── RECORDS PROVIDED ──

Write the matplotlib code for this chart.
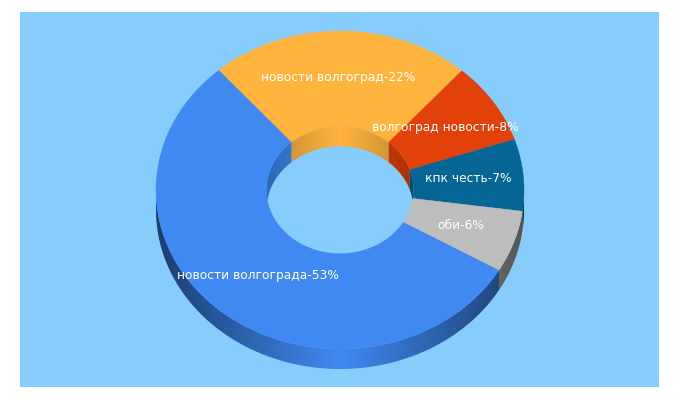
import numpy as np
import matplotlib
matplotlib.use("Agg")
import matplotlib.pyplot as plt
from matplotlib.patches import Polygon, Rectangle

# Slices, in drawing order (clockwise)
labels = ["новости волгограда", "новости волгоград", "волгоград новости", "кпк честь", "оби"]
values = [53, 22, 8, 7, 6]
colors = ["#4089F2", "#FFB43E", "#E2410A", "#056594", "#BDBDBD"]

BG = "#87CDFB"
CX, CY = 340, 190
RX, RY = 184, 159
HOLE = 0.4
DEPTH = 20
START = -30.2

# small nudges of the labels from the slice centre, in pixels
label_dx = [0, -2, -2, 0, -1]
label_dy = [0, -1, -1, -1, -1]


def rim(angles, scale=1.0, shift=0):
    a = np.radians(angles)
    return np.column_stack([CX + RX * scale * np.cos(a), CY + shift - RY * scale * np.sin(a)])


def draw_wall(ax, a0, a1, color, scale, lo):
    # horizontal gradient clipped to the wall, darker towards the sides
    if a1 <= a0:
        return
    arc = np.linspace(a0, a1, 200)
    shape = Polygon(np.vstack([rim(arc, scale), rim(arc[::-1], scale, DEPTH)]), closed=True,
                    transform=ax.transData, fc="none", ec="none")
    ax.add_patch(shape)
    xs = np.linspace(CX - RX * scale, CX + RX * scale, 400)
    k = 1 - lo * np.abs(xs - CX) / (RX * scale)
    img = k[None, :, None] * np.array(matplotlib.colors.to_rgb(color))
    im = ax.imshow(img, extent=(xs[0], xs[-1], CY + RY + DEPTH + 5, CY - RY - 5), aspect="auto",
                   interpolation="bilinear", zorder=2)
    im.set_clip_path(shape)


fig = plt.figure(figsize=(6.8, 4), dpi=100, facecolor="white")
ax = fig.add_axes([0, 0, 1, 1])

ax.add_patch(Rectangle((20, 12), 639, 375, fc=BG, ec="none", zorder=0))

sweeps = np.array(values) / sum(values) * 360
ends = START - np.cumsum(sweeps)
starts = ends + sweeps

for a1, a0, col in zip(starts, ends, colors):
    for shift in (0, 360):
        # outer wall: the part of the slice on the lower half
        draw_wall(ax, max(a0 + shift, -180), min(a1 + shift, 0), col, 1.0, 0.55)
        # inner wall: the part of the slice on the upper half
        draw_wall(ax, max(a0 + shift, 0), min(a1 + shift, 180), col, HOLE, 0.25)

for a1, a0, col in zip(starts, ends, colors):
    arc = np.linspace(a0, a1, 300)
    ring = np.vstack([rim(arc), rim(arc[::-1], HOLE)])
    ax.add_patch(Polygon(ring, closed=True, fc=col, ec=col, lw=0.3, zorder=3))

for a1, a0, name, val, dx, dy in zip(starts, ends, labels, values, label_dx, label_dy):
    x, y = rim(np.array([(a0 + a1) / 2]), 0.7)[0]
    ax.text(x + dx, y + dy, f"{name}-{val}%", color="white", fontsize=8.8, ha="center", va="center",
            family="DejaVu Sans", zorder=5)

ax.set_xlim(0, 680)
ax.set_ylim(400, 0)
ax.axis("off")

fig.savefig("out.png", dpi=100)
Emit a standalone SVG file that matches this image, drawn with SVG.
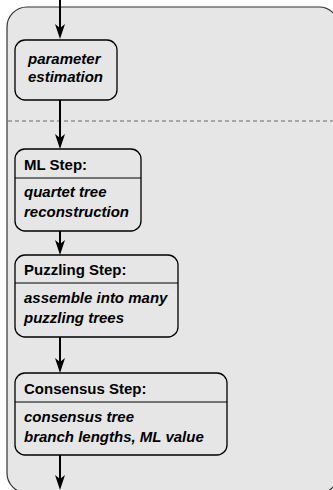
<svg xmlns="http://www.w3.org/2000/svg" width="333" height="490" viewBox="0 0 333 490">
<style>
.node{fill:#e6e6e6;stroke:#000;stroke-width:1.3}
.div{stroke:#000;stroke-width:1}
.hd{font-family:"Liberation Sans",Arial,sans-serif;font-size:15px;font-weight:bold;fill:#000}
.it{font-family:"Liberation Sans",Arial,sans-serif;font-size:15px;font-weight:bold;font-style:italic;fill:#000}
.ln{stroke:#000;stroke-width:2;fill:none}
.ah{fill:#000}
</style>
<g id="container">
<rect x="7" y="7" width="332" height="486" rx="20" ry="20" fill="#e6e6e6" stroke="#333" stroke-width="1.2"/>
<line x1="8" y1="121" x2="333" y2="121" stroke="#666" stroke-width="1" stroke-dasharray="4,3"/>
</g>
<g id="connectors">
<line class="ln" x1="60" y1="0" x2="60" y2="36"/>
<path class="ah" d="M55,24 L60,39 L65,24 L60,28 Z"/>
<line class="ln" x1="60" y1="100" x2="60" y2="146"/>
<path class="ah" d="M55,134 L60,149 L65,134 L60,138 Z"/>
<line class="ln" x1="60" y1="231" x2="60" y2="252"/>
<path class="ah" d="M55,240 L60,255 L65,240 L60,244 Z"/>
<line class="ln" x1="60" y1="337" x2="60" y2="370"/>
<path class="ah" d="M55,358 L60,373 L65,358 L60,362 Z"/>
<line class="ln" x1="60" y1="455" x2="60" y2="487"/>
<path class="ah" d="M55,475 L60,490 L65,475 L60,479 Z"/>
</g>
<g id="param">
<rect class="node" x="15" y="40" width="102" height="60" rx="10"/>
<text class="it" x="28" y="64">parameter</text>
<text class="it" x="28" y="82">estimation</text>
</g>
<g id="ml">
<rect class="node" x="15" y="149" width="126" height="82" rx="10"/>
<line class="div" x1="15" y1="178" x2="141" y2="178"/>
<text class="hd" x="24" y="170">ML Step:</text>
<text class="it" x="24" y="197">quartet tree</text>
<text class="it" x="24" y="217">reconstruction</text>
</g>
<g id="puzzling">
<rect class="node" x="15" y="255" width="163" height="82" rx="10"/>
<line class="div" x1="15" y1="283" x2="178" y2="283"/>
<text class="hd" x="24" y="275">Puzzling Step:</text>
<text class="it" x="24" y="303">assemble into many</text>
<text class="it" x="24" y="323">puzzling trees</text>
</g>
<g id="consensus">
<rect class="node" x="15" y="373" width="212" height="82" rx="10"/>
<line class="div" x1="15" y1="402" x2="227" y2="402"/>
<text class="hd" x="24" y="394">Consensus Step:</text>
<text class="it" x="24" y="422">consensus tree</text>
<text class="it" x="24" y="442">branch lengths, ML value</text>
</g>
</svg>
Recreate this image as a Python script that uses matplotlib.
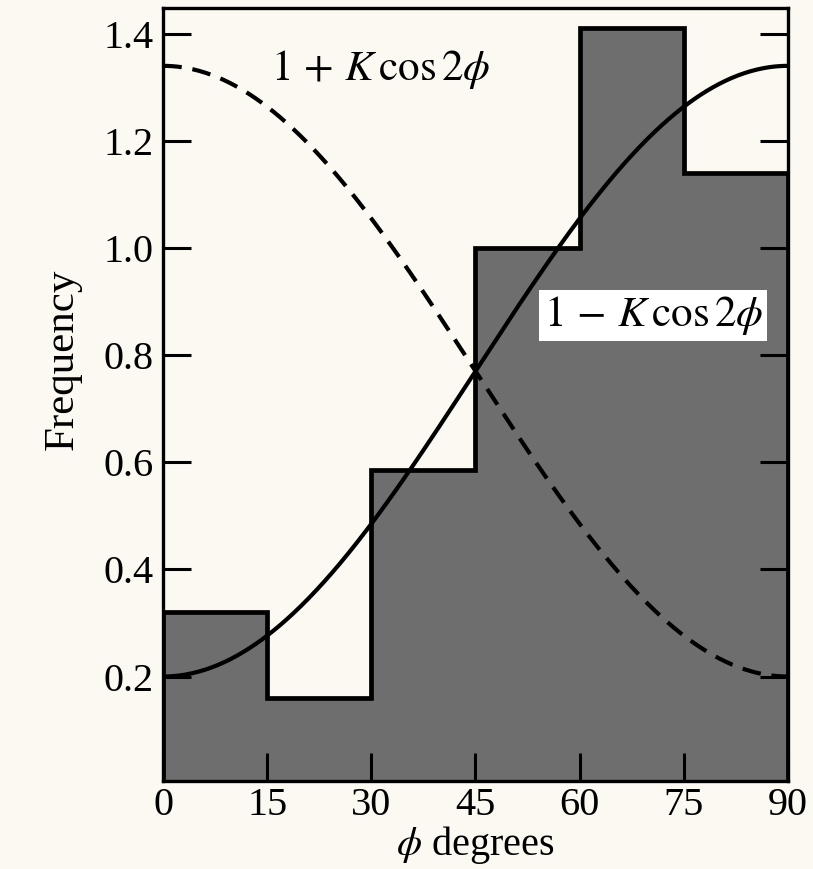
import numpy as np
import matplotlib
matplotlib.use('Agg')
from matplotlib import pyplot as plt

# histogram of phi (degrees)
bin_edges = [0, 15, 30, 45, 60, 75, 90]
freq = [0.32, 0.16, 0.585, 1.0, 1.41, 1.14]

# fitted curves: mean * (1 +/- K cos 2phi)
curve_mean = 0.77
curve_amp = 0.57

x_ticks = [0, 15, 30, 45, 60, 75, 90]
y_ticks = [0.2, 0.4, 0.6, 0.8, 1.0, 1.2, 1.4]

plt.rcParams['font.family'] = ['Liberation Serif', 'DejaVu Serif']
plt.rcParams['mathtext.fontset'] = 'stix'

paper = '#fbf9f1'
fig = plt.figure(figsize=(8.13, 8.69), dpi=100, facecolor=paper)
ax = fig.add_axes([0.2005, 0.1013, 0.7687, 0.8895])
ax.set_facecolor(paper)

ax.stairs(freq, bin_edges, fill=True, color='#6e6e6e', zorder=1)
ax.stairs(freq, bin_edges, color='black', linewidth=3.4, zorder=2)

phi = np.linspace(0, 90, 400)
c2 = np.cos(np.radians(2 * phi))
ax.plot(phi, curve_mean - curve_amp * c2, color='black',
        linewidth=3.0, zorder=3)
ax.plot(phi, curve_mean + curve_amp * c2, color='black',
        linewidth=3.0, zorder=3, dashes=(4.5, 2.6))

ax.text(15.6, 1.334, r'$1\,+\,K\,\cos 2\phi$', fontsize=31, va='center', ha='left', zorder=4)
ax.text(70.6, 0.874, r'$1\,-\,K\,\cos 2\phi$', fontsize=31, va='center', ha='center', zorder=4,
        bbox=dict(boxstyle='square,pad=0.1', facecolor='white', edgecolor='none'))

ax.set_xlim(0, 90)
ax.set_ylim(0.005, 1.448)
ax.set_xticks(x_ticks)
ax.set_yticks(y_ticks)
ax.set_yticklabels([f'{v:.1f}' for v in y_ticks])
ax.tick_params(axis='both', direction='in', length=20, width=2.2, labelsize=29,
               right=True, pad=7, zorder=5)
ax.tick_params(axis='x', pad=4)
for s in ax.spines.values():
    s.set_linewidth(2.4)
    s.set_zorder(5)

ax.set_ylabel('Frequency', fontsize=31)
ax.yaxis.set_label_coords(-0.13, 0.545)
ax.set_xlabel(r'$\phi$ degrees', fontsize=29, labelpad=0)

fig.savefig('out.png', dpi=100, facecolor=paper)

───

**GIVEN EXERCISE**
Of the lines above, how many include the word "that"? Reply with the number alone.

**SOLUTION TO THE EXERCISE**
2